Using also the fact that when \(\tau _N \in \Omega _N'\), the complement of the event displayed in (10.18) holds, we obtain that for any \(x \approx 0\),

$$\begin{aligned} \mathbf{P}^{\tau _N}_x[\mathsf {H}_N\leqslant N^3] \leqslant 2 N^5 \exp (-N^{\zeta }/4), \end{aligned}$$

and this finishes the proof. \(\square \)

Proof of Theorem 10.1

Let us write

$$\begin{aligned} \ell = \int _0^{\tilde{e}_N(1)} \mathbf{1}_{X_t = 0} \ \mathrm {d}t, \end{aligned}$$

where we recall that \(\tilde{e}_N(1)\) is an exponential random variable of parameter \(1/N^2\), independent of everything else.

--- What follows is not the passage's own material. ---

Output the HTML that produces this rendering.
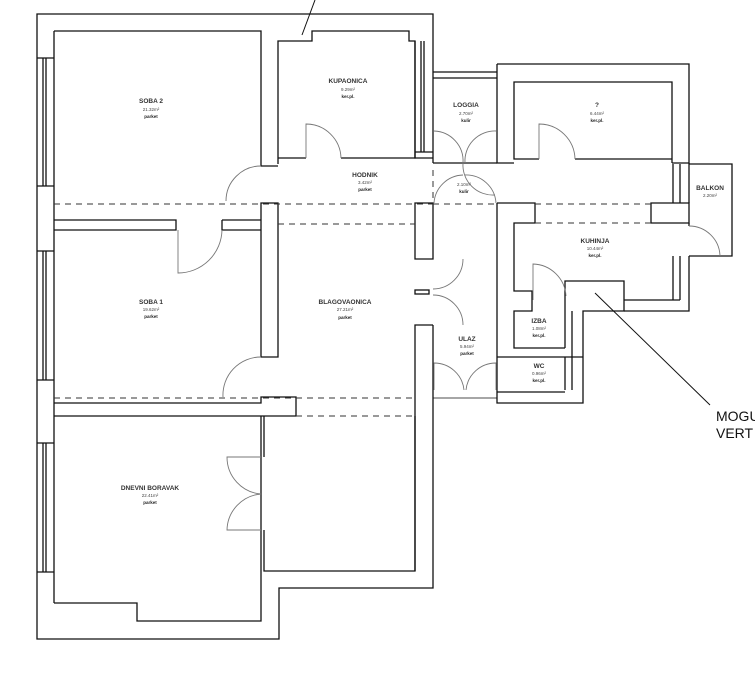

It follows from (9.1) that

$$\begin{aligned} G_N(\tau _N) = \mathbf{E}^{\tau _N}_0\left[\ell \right]. \end{aligned}$$

Since \(\ell \) is the total time spent at a point by a certain transient Markov chain (the chain \(X\) with killing parameter \(1/N^2\)), we have in fact that under \(\mathbf{P}^{\tau _N}_0\), the random variable \(\ell \) follows an exponential distribution with mean \(G_N(\tau _N)\).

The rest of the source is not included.